POLL: Europe Cracks Down on Google Shopping

Europe has slapped Google’s parent company Alphabet with a record $3.6 billion fine over the exclusionary practices of their shopping policies.  Europe says they were manipulating search results that highlighted Google-client paid advertisers as opposed to those companies that didn’t pay Google, and that not what a search engine should do, they said.  At a press conference, Margrethe Vestager, a member of the European Commission, said, “Google abused its market dominance as a search engine to promote its own comparison shopping service in the search results, whilst demoting those of rivals.”

Eric Jones is a marketing expert and doesn’t really have a problem with Google’s practice.  “It’s their search engine so they should be able to do whatever they want with it,” he tells KTRH News.  “They just need to be more open and honest about what is and isn’t an ad.  Because if only people in the business can tell what is an ad and what isn’t that probably why Europe had a problem with it.”

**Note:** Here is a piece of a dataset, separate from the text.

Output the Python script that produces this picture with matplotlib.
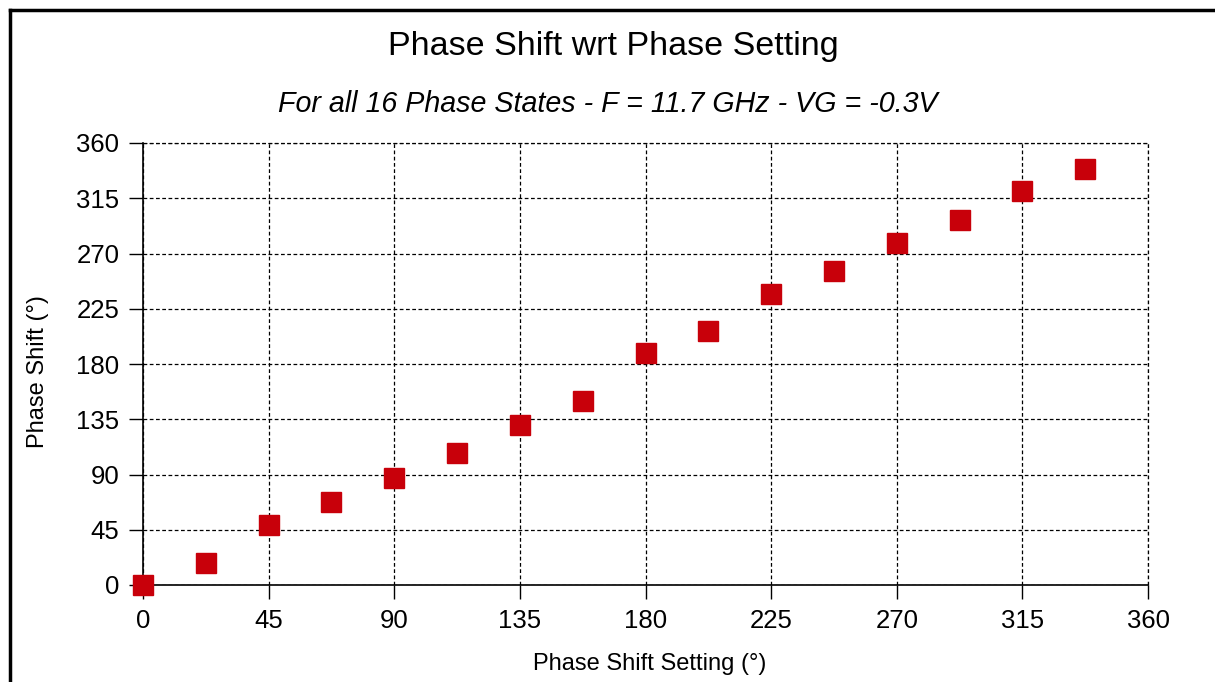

When you search for an item you’re shopping for on Google you’ll see images of items. “Typically in search results they are placed at the top,” Jones says.  Those are Google shopping selections, and though to the upper right of the pictures it reads, “Sponsored,” many people don’t notice.  “So instead of actually going to a website from the search result, you can actually click and image of the product and go buy it from there,” he says.  Sellers pay for that prime real estate.